Before the advent of the pickup brigade and subsequent buses, most Black students attended school for only three or four grades. A high school education wasn’t available for Black students in Effingham County until Springfield Central opened in 1956.

“Once they got the bus, that opened the level of attainment to around the eighth grade,” Johnson said. “Once they got there, many of them would go to Savannah and live with a relative or a church member (to finish high school). A lot of them graduated from Beach High School down there.”

 Mr. Renty’s route included the Reidsville Road, Taylor Chapel and Clyo areas. Francis Polite Hamlin, now a resident of Charlotte, N.C., rode his bus to Springfield Central High School.

“I had to walk when I attended Clyo Elementary School,” the 1963 graduate said. “It was about three miles.”

Hamlin said the daily trek on foot wasn’t too bad of an ordeal but she was glad when Mr. Renty’s bus saved her from it.

“It would be (difficult to walk three miles) today,” she said with a laugh. “And it wasn’t much fun then when it was cold and raining.”

Rena Solomon, a 1961 Springfield Central High School graduate, didn’t ride Mr. Renty’s bus. She is very familiar with him, however, as she married into his family.

“He loved people and he loved being with the kids,” she said. “That was his joy — to bring the kids back and forth from school all those years.”

Rena Solomon rode a bus piloted by Wyatt Goldwire in the Berryville area. He owned the chassis and the Effingham County Board of Education purchased a body to cover it.

“I remember that my older brother and sister had to walk to school,” she said. “By the time I got old enough to go, we were riding in the back of a pickup truck (when I started the first grade). That was a long time ago.”

Like Mr. Renty and Goldwire, Transford Johnson hauled children in a pickup at one time.

“It sounds like it was a coordinated effort (to transport students),” Dr. Johnson said. “It was not something that (Renty Solomon) did on his own. When he started with the bus, Wyatt Goldwire did the Berryville route.”

Without question, Mr. Renty’s bus helped broaden the horizons of Black children in Effingham County.
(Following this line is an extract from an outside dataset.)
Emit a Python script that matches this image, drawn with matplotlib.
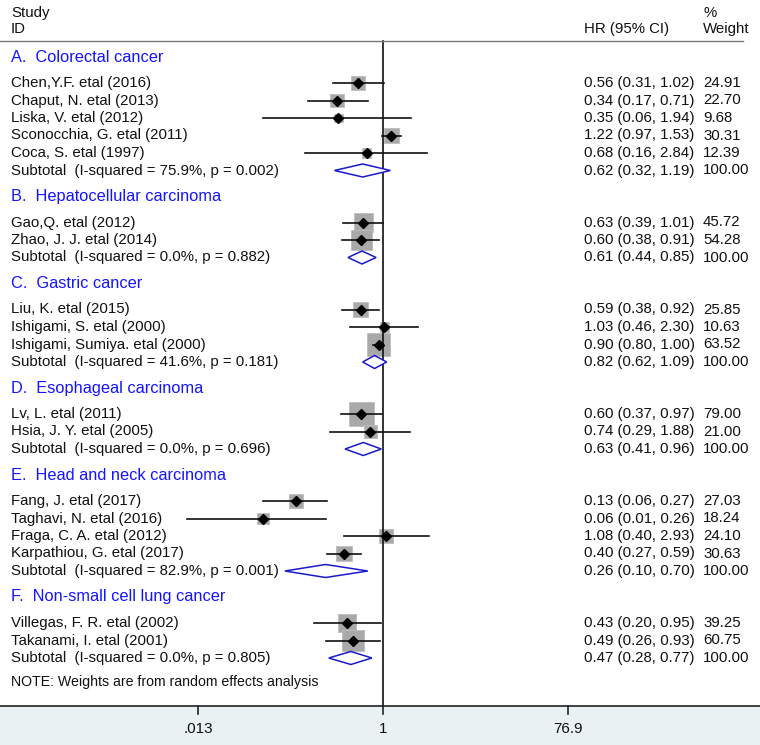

“Down in Clyo, we didn’t even know what a beach was,” she said. “We had never seen one until he took us there.”

Mr. Renty’s bus was constantly on the move, even when classes weren’t in session.

“After he got the bus, he carried us on field trips every summer,” Hamlin said. “He carried us to Hilton Head. It was like a community affair.

“He carried us to 4-H Camp, too. Anything that Blacks at that time needed, he was always available for us.”

Rena Solomon echoed those sentiments.

“He did all those things,” she said. “When I was young, that’s how a lot of people got to go to Hilton Head Island to the beach all those years. He was awesome.”

Mr. Renty, succeeded as the driver of his bus by his daughter, Mildred Solomon Johnson, also transported Springfield Central’s athletes to their games. Hamlin, a current resident of Charlotte, North Carolina, was a member of its 1963 state championship basketball team.

“We were the first state championship team in Effingham County,” she said. “We went all the way to Dublin, Georgia.”

Rena Solomon said Mr. Renty’s efforts to enhance the lives of others weren’t limited to his school bus.

“He was just that kind of man to help anybody, to give to anybody,” she said. “He was just a really gracious man.”

She added that Goldwire, her bus driver and the grandfather of Dr. Franklin Goldwire, the first principal at South Effingham High School, was cut from the same cloth as Mr. Renty.

“You don’t find patriots like that nowadays,” she said. “They were dedicated to doing whatever they had to do. They were beautiful people in the church and they were beautiful people in the community.

“You just don’t find that anymore hardly.”